The first enhancement consists of omitting the user identifier that the identity provider usually conveys to the relying party. The credential authority is then an attribute provider rather than an identity provider: it conveys attributes that do not necessarily identify the user. This enhancement provides anonymity, and multishow unlinkability assuming no collusion between the attribute provider and the relying parties. It is useful when the purpose of authentication is to verify that the user is entitled to access a service without necessarily having an account with the service provider. This functionality is provided by Shibboleth, which can be used, e.g., to allow a student enrolled in one educational institution to access the library services of another institution without having an account at that other institution.

The core OpenID 2.0 specification specifies how an identity provider conveys an identifier to a relying party.
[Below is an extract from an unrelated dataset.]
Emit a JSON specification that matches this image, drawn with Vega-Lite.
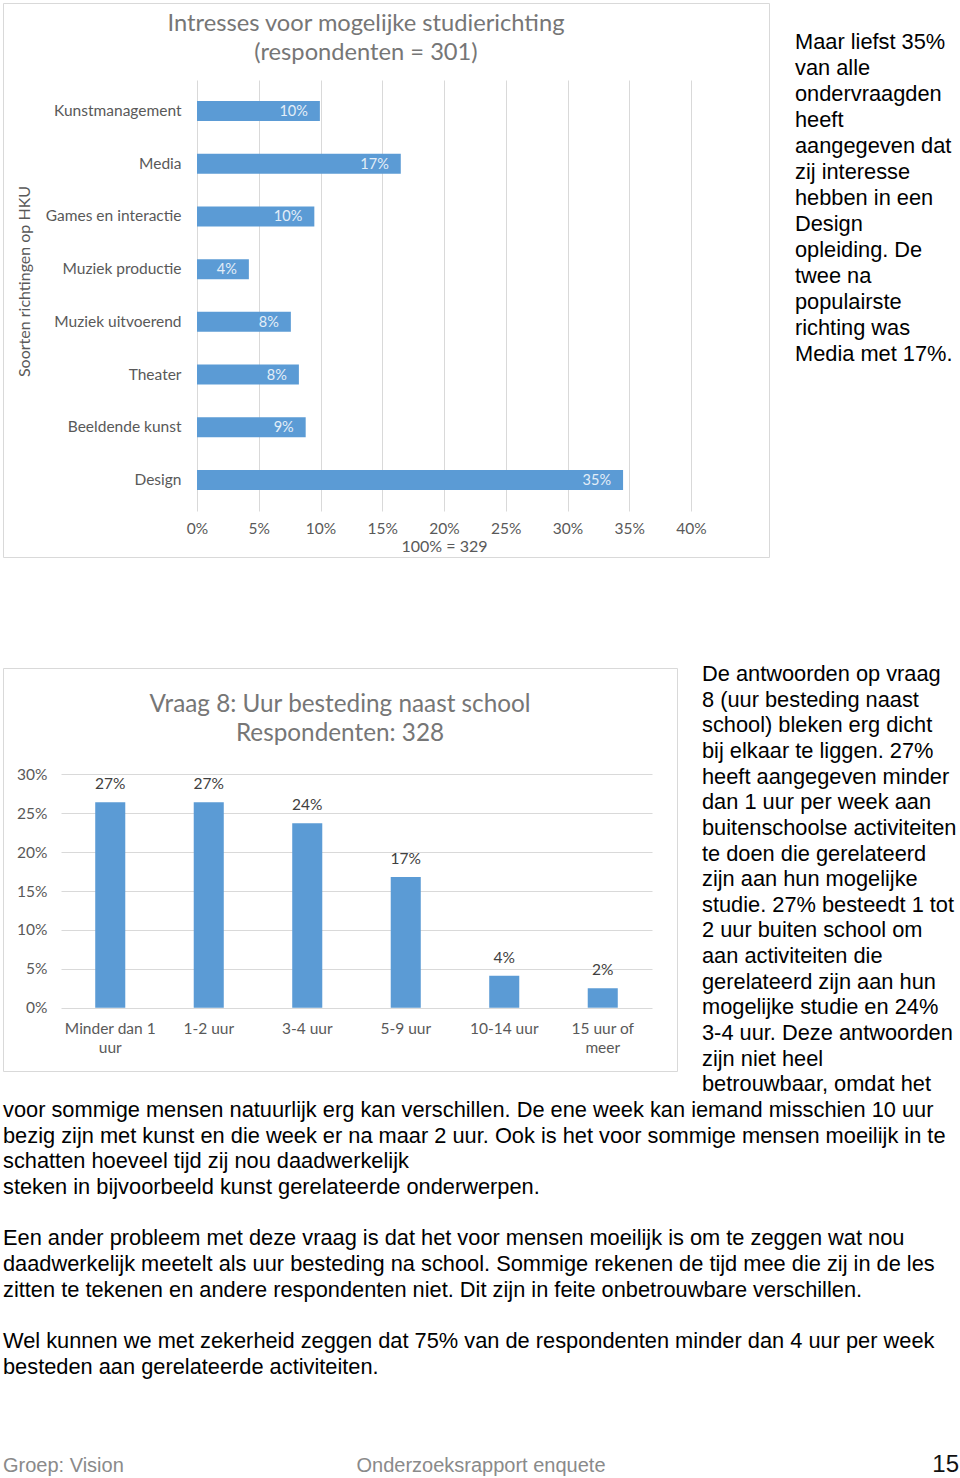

Extensions of the protocol such as the Simple Registration Extension specify methods by which the identity provider can convey user attributes in addition to the user identifier; and the core specification hints that the identifier could be omitted when extensions are used. It would be interesting to know whether any OpenID server or client implementations allow the identifier to be omitted. Any comments?

The second enhancement consists of requiring the identity provider to convey different identifiers for the same user to different relying parties. The identity provider can meet the requirement without allocating large amounts of storage by computing a user identifier specific to a relying party as a cryptographic hash of a generic user identifier and an identifier of the relying party such as a URL. This privacy enhancement is required by the ICAM profile of OpenID. It achieves user anonymity and multishow unlinkability by different parties assuming no collusion between the identity provider and the relying parties; but not multishow unlinkability by the same party. It is useful for returning user authentication.